Before starting work, the floor, walls and ceiling should be stripped of all coverings and any coving and base cut away with a chisel to clear the blocks. The easiest way to mark the position of the partition is

with a chalked plumbline, snapping it against the floor to leave two parallel chalk lines the width of the blocks. Continue these lines up the walls and across the ceiling making sure they are vertical.

For strength, it is best to tie the partition to adjacent walls by cutting recesses in them to accept the end blocks of alternate courses or similarly by using galvanized metal ties screwed to the walls and buried in the blockwork mortar joints. Nailing a guide batten to the wall against one of the chalk lines is also a good idea to help with the alignment.

Trowel a 6in wide layer of mortar (1 part masonry cement: 6 parts soft sand) across the floor to span the chalk lines on it, leveling it out to about 1/2 an inch thick. Then scribe a guide line through the mortar in line with the chalk marks on the end walls, using the point of your trowel and a long straight-edged plank.

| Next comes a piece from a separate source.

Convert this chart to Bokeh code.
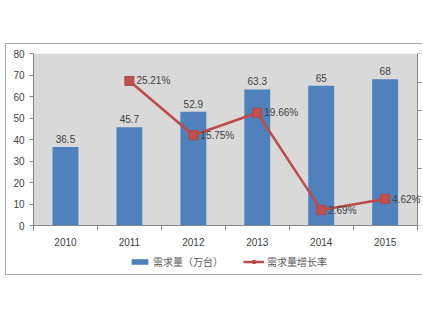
from bokeh.plotting import figure
from bokeh.layouts import column
from bokeh.models import (Range1d, LinearAxis, FixedTicker, Legend, LegendItem,
                          LabelSet, ColumnDataSource)
from bokeh.core.properties import value
from bokeh.embed import file_html
from bokeh.resources import INLINE

years = ["2010", "2011", "2012", "2013", "2014", "2015"]
demand = [36.5, 45.7, 52.9, 63.3, 65, 68]
rate_years = ["2011", "2012", "2013", "2014", "2015"]
rate = [25.21, 15.75, 19.66, 2.69, 4.62]
left_ticks = [0, 10, 20, 30, 40, 50, 60, 70, 80]
right_ticks = [0, 5, 10, 15, 20, 25, 30]

FONT = "Liberation Sans"
CJK = "Noto Sans CJK SC"
TXT = "#404040"
AX = "#868686"
BORDER = "1px solid #a6a6a6"
BAR_C = "#4f81bd"
LINE_C = "#be4b48"
MK_FILL = "#c0504d"
MK_LINE = "#b04542"

xs = list(range(len(years)))
rx = [years.index(y) for y in rate_years]
x_lo, x_hi = -0.5, len(years) - 0.5
y_max = left_ticks[-1]

p = figure(width=417, height=208, output_backend="svg", toolbar_location=None,
           x_range=Range1d(x_lo, x_hi + 0.1), y_range=Range1d(0, y_max),
           min_border_left=27, min_border_right=0, min_border_top=9,
           min_border_bottom=27)
p.styles = {"margin-left": "5px", "margin-top": "43px",
            "border-left": BORDER, "border-top": BORDER}
p.extra_y_ranges = {"rate": Range1d(0, right_ticks[-1])}
p.background_fill_color = "white"
p.border_fill_color = "white"
p.outline_line_color = None
p.xgrid.grid_line_color = None
p.ygrid.grid_line_color = None

# plot-area background limited to the category span
p.quad(left=[x_lo], right=[x_hi], bottom=[0], top=[y_max],
       fill_color="#d9d9d9", line_color=None, level="underlay")

bars = p.vbar(x=xs, top=demand, width=0.405, fill_color=BAR_C, line_color=None)
p.text(x=xs, y=demand, text=[f"{v:g}" for v in demand], text_align="center",
       text_baseline="bottom", y_offset=-4, text_font=value(FONT),
       text_font_size="10px", text_color=TXT)

ln = p.line(rx, rate, y_range_name="rate", line_color=LINE_C, line_width=2.5)
mk = p.scatter(rx, rate, y_range_name="rate", marker="square", size=9,
               fill_color=MK_FILL, line_color=MK_LINE)
rsrc = ColumnDataSource(dict(x=rx, y=rate, t=[f"{v:.2f}%" for v in rate]))
p.add_layout(LabelSet(x="x", y="y", text="t", source=rsrc, y_range_name="rate",
                      x_offset=7, text_baseline="middle", text_font=value(FONT),
                      text_font_size="10px", text_color=TXT))

xa = p.xaxis[0]
xa.bounds = (x_lo, x_hi)
xa.ticker = FixedTicker(ticks=xs, minor_ticks=[i - 0.5 for i in range(len(years) + 1)])
xa.major_label_overrides = {i: y for i, y in enumerate(years)}
xa.major_tick_line_color = None
xa.minor_tick_out = 5
xa.minor_tick_in = 0
xa.minor_tick_line_color = AX
xa.axis_line_color = AX
xa.major_label_standoff = 6
xa.major_label_text_font = FONT
xa.major_label_text_font_size = "10px"
xa.major_label_text_color = TXT

ya = p.yaxis[0]
ya.ticker = FixedTicker(ticks=left_ticks, minor_ticks=[])
ya.major_tick_out = 4
ya.major_tick_in = 0
ya.major_tick_line_color = AX
ya.axis_line_color = AX
ya.major_label_text_font = FONT
ya.major_label_text_font_size = "10px"
ya.major_label_text_color = TXT
ya.major_label_standoff = 5

ra = LinearAxis(y_range_name="rate", fixed_location=x_hi,
                ticker=FixedTicker(ticks=right_ticks, minor_ticks=[]))
ra.major_label_overrides = {t: "" for t in right_ticks}
ra.major_label_standoff = 0
ra.major_tick_out = 4
ra.major_tick_in = 0
ra.major_tick_line_color = AX
ra.axis_line_color = AX
p.add_layout(ra, "right")

# legend strip below the chart (its view window lies outside the data, so only
# the legend glyphs are drawn)
p2 = figure(width=417, height=24, output_backend="svg", toolbar_location=None,
            x_axis_type=None, y_axis_type=None, x_range=Range1d(-3, -2),
            y_range=Range1d(0, 1), min_border=0)
p2.styles = {"margin-left": "5px", "border-left": BORDER, "border-bottom": BORDER}
p2.outline_line_color = None
p2.background_fill_color = "white"
p2.border_fill_color = "white"
lb = p2.vbar(x=xs, top=demand, width=0.4, fill_color=BAR_C, line_color=None)
ll = p2.line(rx, rate, line_color=LINE_C, line_width=2.5)
lm = p2.scatter(rx, rate, marker="square", size=8, fill_color=MK_FILL,
                line_color=MK_LINE)
legend = Legend(items=[LegendItem(label="需求量（万台）", renderers=[lb]),
                       LegendItem(label="需求量增长率", renderers=[ll, lm])],
                orientation="horizontal", location=(96, 6),
                background_fill_alpha=0, border_line_color=None,
                label_text_font=CJK, label_text_font_size="10px",
                label_text_color="#595959", glyph_width=21, glyph_height=7,
                spacing=20, padding=0, margin=0, label_standoff=3)
p2.add_layout(legend)

layout = column(p, p2, spacing=0)
open("out.html", "w").write(file_html(layout, INLINE))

There are many different types of concrete block to choose from, but the best types for building an internal partition are known as aerated blocks (A).

These are light in weight, so they are easy to handle — an important quality since they are twice the size of a normal brick. This fact also means that you can build a full-height partition relatively quickly. You can drill them, knock nails into them or, using a general-purpose saw, cut channels in them (B) to conceal electric cables and pipe work. Sound will not pass through them as easily as it would a woodframed partition, nor will heat.

Aerated blocks should be laid in the same manner as bricks in a “stretcher” bond pattern with mortar joints. Their normal size is 17 x 81/2 x 4in. For finishing, you can either plaster them directly or nail on battens and fix a gypsum board cladding to the battens.